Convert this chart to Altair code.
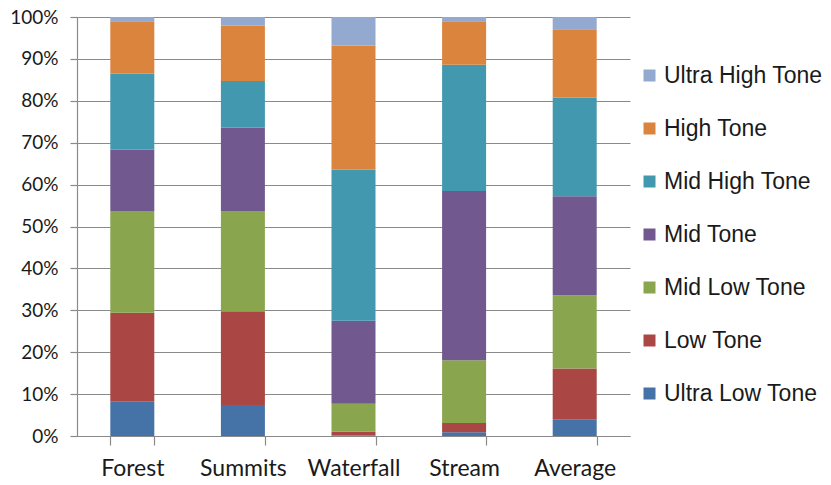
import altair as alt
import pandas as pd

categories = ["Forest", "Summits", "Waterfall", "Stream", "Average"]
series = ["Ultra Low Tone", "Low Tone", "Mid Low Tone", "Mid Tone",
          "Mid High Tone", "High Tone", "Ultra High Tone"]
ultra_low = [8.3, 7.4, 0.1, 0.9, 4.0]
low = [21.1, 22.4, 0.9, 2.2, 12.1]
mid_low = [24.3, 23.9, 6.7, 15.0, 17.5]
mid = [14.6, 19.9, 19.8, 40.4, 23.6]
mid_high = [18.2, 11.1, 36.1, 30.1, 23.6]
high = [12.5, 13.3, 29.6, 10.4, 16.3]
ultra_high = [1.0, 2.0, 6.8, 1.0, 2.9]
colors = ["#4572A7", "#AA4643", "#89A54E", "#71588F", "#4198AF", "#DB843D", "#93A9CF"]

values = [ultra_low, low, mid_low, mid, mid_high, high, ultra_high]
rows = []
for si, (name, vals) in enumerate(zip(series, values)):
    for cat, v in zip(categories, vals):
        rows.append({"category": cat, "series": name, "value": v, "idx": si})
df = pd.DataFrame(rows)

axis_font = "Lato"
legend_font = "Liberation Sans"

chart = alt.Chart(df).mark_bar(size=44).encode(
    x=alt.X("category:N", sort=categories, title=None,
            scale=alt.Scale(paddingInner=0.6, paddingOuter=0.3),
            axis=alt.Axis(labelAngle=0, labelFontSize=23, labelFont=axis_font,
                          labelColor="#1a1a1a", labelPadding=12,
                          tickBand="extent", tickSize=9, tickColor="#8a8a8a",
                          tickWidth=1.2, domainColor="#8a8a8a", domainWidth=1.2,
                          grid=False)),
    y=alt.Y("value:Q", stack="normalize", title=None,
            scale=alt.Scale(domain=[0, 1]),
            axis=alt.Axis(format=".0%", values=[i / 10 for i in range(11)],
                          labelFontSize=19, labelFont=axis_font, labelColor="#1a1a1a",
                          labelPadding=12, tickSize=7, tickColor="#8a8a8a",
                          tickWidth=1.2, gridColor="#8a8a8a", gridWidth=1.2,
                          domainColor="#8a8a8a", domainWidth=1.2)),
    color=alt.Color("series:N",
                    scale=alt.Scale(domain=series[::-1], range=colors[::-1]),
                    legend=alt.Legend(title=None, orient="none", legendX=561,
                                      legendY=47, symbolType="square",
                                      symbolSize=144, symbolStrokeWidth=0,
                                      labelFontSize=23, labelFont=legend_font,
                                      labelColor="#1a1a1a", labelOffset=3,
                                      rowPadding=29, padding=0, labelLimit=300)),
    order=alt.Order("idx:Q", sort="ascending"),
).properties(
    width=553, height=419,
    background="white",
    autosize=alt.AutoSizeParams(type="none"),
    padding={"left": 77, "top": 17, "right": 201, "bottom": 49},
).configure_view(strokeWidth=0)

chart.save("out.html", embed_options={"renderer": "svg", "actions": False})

++++++++++

STATED GOAL: Repeat the listing verbatim. Skip the pictures.

SOLUTION TO THIS TASK:
Convert this chart to Altair code.
import altair as alt
import pandas as pd

categories = ["Forest", "Summits", "Waterfall", "Stream", "Average"]
series = ["Ultra Low Tone", "Low Tone", "Mid Low Tone", "Mid Tone",
          "Mid High Tone", "High Tone", "Ultra High Tone"]
ultra_low = [8.3, 7.4, 0.1, 0.9, 4.0]
low = [21.1, 22.4, 0.9, 2.2, 12.1]
mid_low = [24.3, 23.9, 6.7, 15.0, 17.5]
mid = [14.6, 19.9, 19.8, 40.4, 23.6]
mid_high = [18.2, 11.1, 36.1, 30.1, 23.6]
high = [12.5, 13.3, 29.6, 10.4, 16.3]
ultra_high = [1.0, 2.0, 6.8, 1.0, 2.9]
colors = ["#4572A7", "#AA4643", "#89A54E", "#71588F", "#4198AF", "#DB843D", "#93A9CF"]

values = [ultra_low, low, mid_low, mid, mid_high, high, ultra_high]
rows = []
for si, (name, vals) in enumerate(zip(series, values)):
    for cat, v in zip(categories, vals):
        rows.append({"category": cat, "series": name, "value": v, "idx": si})
df = pd.DataFrame(rows)

axis_font = "Lato"
legend_font = "Liberation Sans"

chart = alt.Chart(df).mark_bar(size=44).encode(
    x=alt.X("category:N", sort=categories, title=None,
            scale=alt.Scale(paddingInner=0.6, paddingOuter=0.3),
            axis=alt.Axis(labelAngle=0, labelFontSize=23, labelFont=axis_font,
                          labelColor="#1a1a1a", labelPadding=12,
                          tickBand="extent", tickSize=9, tickColor="#8a8a8a",
                          tickWidth=1.2, domainColor="#8a8a8a", domainWidth=1.2,
                          grid=False)),
    y=alt.Y("value:Q", stack="normalize", title=None,
            scale=alt.Scale(domain=[0, 1]),
            axis=alt.Axis(format=".0%", values=[i / 10 for i in range(11)],
                          labelFontSize=19, labelFont=axis_font, labelColor="#1a1a1a",
                          labelPadding=12, tickSize=7, tickColor="#8a8a8a",
                          tickWidth=1.2, gridColor="#8a8a8a", gridWidth=1.2,
                          domainColor="#8a8a8a", domainWidth=1.2)),
    color=alt.Color("series:N",
                    scale=alt.Scale(domain=series[::-1], range=colors[::-1]),
                    legend=alt.Legend(title=None, orient="none", legendX=561,
                                      legendY=47, symbolType="square",
                                      symbolSize=144, symbolStrokeWidth=0,
                                      labelFontSize=23, labelFont=legend_font,
                                      labelColor="#1a1a1a", labelOffset=3,
                                      rowPadding=29, padding=0, labelLimit=300)),
    order=alt.Order("idx:Q", sort="ascending"),
).properties(
    width=553, height=419,
    background="white",
    autosize=alt.AutoSizeParams(type="none"),
    padding={"left": 77, "top": 17, "right": 201, "bottom": 49},
).configure_view(strokeWidth=0)

chart.save("out.html", embed_options={"renderer": "svg", "actions": False})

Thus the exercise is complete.